Paper short abstract:

This paper concerns the use of visual and aural technologies by Zen communities in Japan as part of their attempts to create a structured yet sensuous environment as well as pictorial models for learning through the body.

Paper long abstract:

This paper will use a short documentary film made by the author, to reflect upon the limits and possibilities of a practice based visual anthropology for investigating questions of representation. The issue to be addressed concerns the use of visual and aural technologies by Zen communities in Japan as part of their attempts to create a structured yet sensuous environment as well as pictorial models for learning through the body.

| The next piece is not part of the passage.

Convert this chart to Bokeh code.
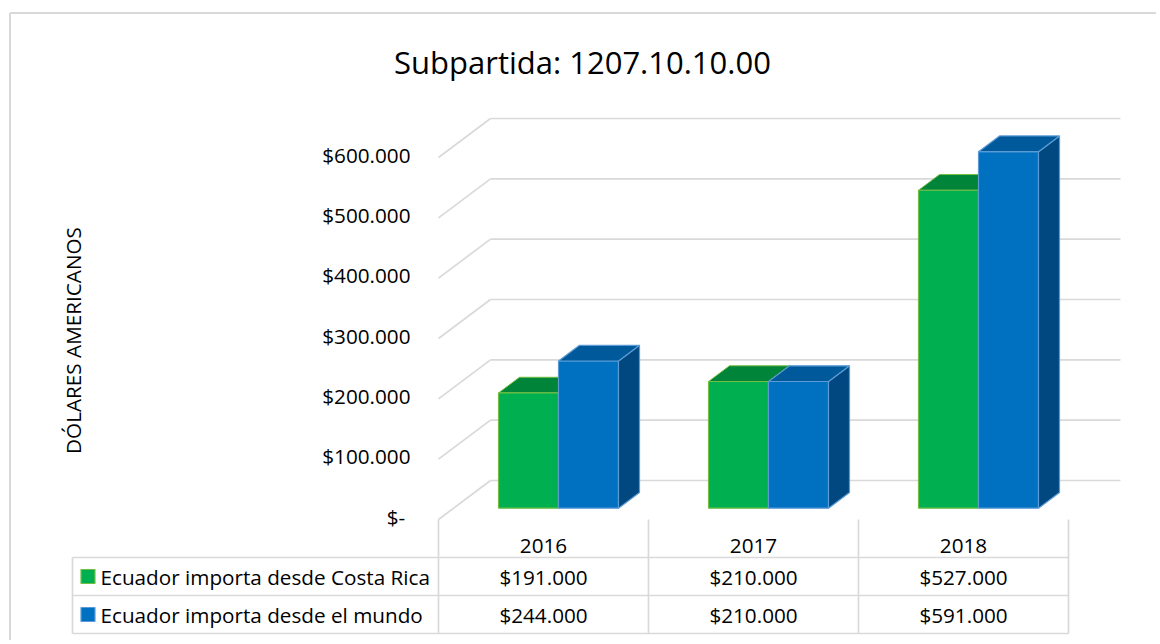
import math
from bokeh.plotting import figure
from bokeh.models import Range1d
from bokeh.embed import file_html
from bokeh.resources import INLINE
from bokeh.core.properties import value

# ---------------- data ----------------
title_text = "Subpartida: 1207.10.10.00"
axis_title = "DÓLARES AMERICANOS"
years = ["2016", "2017", "2018"]
series_names = ["Ecuador importa desde Costa Rica", "Ecuador importa desde el mundo"]
costa_rica = [191000, 210000, 527000]
mundo = [244000, 210000, 591000]
tick_values = [0, 100000, 200000, 300000, 400000, 500000, 600000]
tick_labels = ["$-\u00a0", "$100.000", "$200.000", "$300.000", "$400.000", "$500.000", "$600.000"]

# ---------------- geometry / style ----------------
W, H = 1156, 640
PXX = 210.0                 # px per category band
PXY = 60.33 / 100000.0      # px per dollar
def dx(px): return px / PXX
def dy(px): return px / PXY

ORX, ORY = 438.0, 507.7     # origin inside figure (px from left / top)
FONT = value("Open Sans")
FS = "20.7px"
GRID = "#D9D9D9"

green_front, green_top, green_side, green_edge = "#00B050", "#00843A", "#006E30", "#72BF44"
blue_front, blue_top, blue_side, blue_edge = "#0070C0", "#00599A", "#00487F", "#5B9BD5"

p = figure(width=W, height=H, output_backend="svg", toolbar_location=None,
           x_range=Range1d(-dx(ORX), dx(W - ORX)),
           y_range=Range1d(-dy(H - ORY), dy(ORY)),
           min_border=0, min_border_left=0, min_border_right=0,
           min_border_top=0, min_border_bottom=0)
p.axis.visible = False
p.grid.visible = False
p.outline_line_color = None
p.background_fill_color = "white"
p.border_fill_color = "white"

# outer chart frame
fx0, fy0 = dx(9.5 - 438), dy(507.7 - 12.5)
p.line([fx0, dx(W - ORX)], [fy0, fy0], line_color=GRID, line_width=2)
p.line([fx0, fx0], [fy0, -dy(H - ORY)], line_color=GRID, line_width=2)

# ---------------- walls / gridlines ----------------
FRONT_Y = dy(11.3)    # front floor below bar plane
BACK_X, BACK_Y = dx(52), dy(27.7)
ncat = len(years)
xs_h, ys_h, xs_d, ys_d = [], [], [], []
for t in tick_values:
    xs_h.append([BACK_X, ncat + BACK_X])
    ys_h.append([t + BACK_Y, t + BACK_Y])
    xs_d.append([0, BACK_X])
    ys_d.append([t - FRONT_Y, t + BACK_Y])
p.multi_line(xs_h, ys_h, line_color=GRID, line_width=1.7)
p.multi_line(xs_d, ys_d, line_color=GRID, line_width=1.7)

p.text(x=[-dx(28)] * len(tick_values), y=[t - FRONT_Y + dy(3) for t in tick_values],
       text=tick_labels, text_font=FONT, text_font_size=FS, text_align="right",
       text_baseline="middle", text_color="black")

# ---------------- 3D bars ----------------
BW = dx(60)
DX, DY = dx(21), dy(15.7)
SHIFT = dx(15)

def bar_parts(lefts, vals):
    rights = [l + BW for l in lefts]
    tops_x = [[l, r, r + DX, l + DX] for l, r in zip(lefts, rights)]
    tops_y = [[v, v, v + DY, v + DY] for v in vals]
    side_x = [[r, r, r + DX, r + DX] for r in rights]
    side_y = [[0, v, v + DY, DY] for v in vals]
    return rights, tops_x, tops_y, side_x, side_y

centers = [i + 0.5 + SHIFT for i in range(ncat)]
g_left = [c - BW for c in centers]
b_left = list(centers)

g_right, g_tx, g_ty, g_sx, g_sy = bar_parts(g_left, costa_rica)
b_right, b_tx, b_ty, b_sx, b_sy = bar_parts(b_left, mundo)

# green
p.patches(g_sx, g_sy, fill_color=green_side, line_color=green_edge, line_width=1)
p.patches(g_tx, g_ty, fill_color=green_top, line_color=green_edge, line_width=1)
p.quad(left=g_left, right=g_right, bottom=[0] * ncat, top=costa_rica,
       fill_color=green_front, line_color=green_edge, line_width=1.2)
# blue
p.quad(left=b_left, right=b_right, bottom=[0] * ncat, top=mundo,
       fill_color=blue_front, line_color=blue_edge, line_width=1.2)
p.patches(b_sx, b_sy, fill_color=blue_side, line_color=blue_edge, line_width=1.2)
p.patches(b_tx, b_ty, fill_color=blue_top, line_color=blue_edge, line_width=1.2)

# ---------------- data table ----------------
y_top = -FRONT_Y
row_lines = [-dy(49.3), -dy(87.3), -dy(125.3)]
x_left = dx(72 - 438)
vx, vy = [], []
for k in range(ncat + 1):
    vx.append([k, k])
    vy.append([y_top, row_lines[-1]])
vx.append([x_left, x_left]); vy.append([row_lines[0], row_lines[-1]])
for r in row_lines:
    vx.append([x_left, ncat]); vy.append([r, r])
p.multi_line(vx, vy, line_color=GRID, line_width=1.7)

year_y = -dy(37.3)
row_y = [-dy(68.3), -dy(106.3)]
p.text(x=[i + 0.5 for i in range(ncat)], y=[year_y] * ncat, text=years,
       text_font=FONT, text_font_size=FS, text_align="center", text_baseline="middle",
       text_color="black")

def fmt(v):
    return "$" + f"{v:,}".replace(",", ".")

for ry, vals in zip(row_y, [costa_rica, mundo]):
    p.text(x=[i + 0.5 for i in range(ncat)], y=[ry] * ncat, text=[fmt(v) for v in vals],
           text_font=FONT, text_font_size=FS, text_align="center", text_baseline="middle",
           text_color="black")

p.scatter(x=[dx(87.5 - 438)] * 2, y=row_y, marker="square", size=14,
          fill_color=[green_front, blue_front], line_color=[green_edge, blue_edge], line_width=1.2)
p.text(x=[dx(100 - 438)] * 2, y=row_y, text=series_names, text_font=FONT, text_font_size=FS,
       text_align="left", text_baseline="middle", text_color="black")

# ---------------- titles ----------------
p.text(x=[dx(144)], y=[dy(507.7 - 61)], text=[title_text], text_font=FONT,
       text_font_size="31px", text_align="center", text_baseline="middle", text_color="black")
p.text(x=[dx(72 - 438)], y=[dy(507.7 - 340)], text=[axis_title], angle=math.pi / 2,
       text_font=FONT, text_font_size=FS, text_align="center", text_baseline="middle",
       text_color="black")

open("out.html", "w").write(file_html(p, INLINE))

The modern and popular assertion that practice and appreciation of Zen in Japan should ideally culminate in a physical state that is beyond representation, the spiritually enlightened condition of 'nothingness', (mu-shin) raises epistemological and ontological questions about the role of the body in the use of these visual technologies and their relation to the rich pictorial traditions of Zen art. The paradox is that while in philosophical terms, emptiness is a condition that cannot properly be visibly or audibly represented, which is defined precisely by a total absence of formal or material properties and the negation of the self, nevertheless, image making practices and the creation of a space of and for the body are for participants a central aspect of the teaching and learning of Zen. I attempt to understand this image world through a related but distinct embodied practice, that is by actively participating in it and turning a sensuous engagement into representational forms that aim to show how visual media such as film and photography can be used in creative ways, as more than a subject of study or as a visible documentary record; to respond to and critically reflect upon the visual and aural conventions of a complex process of subject formation.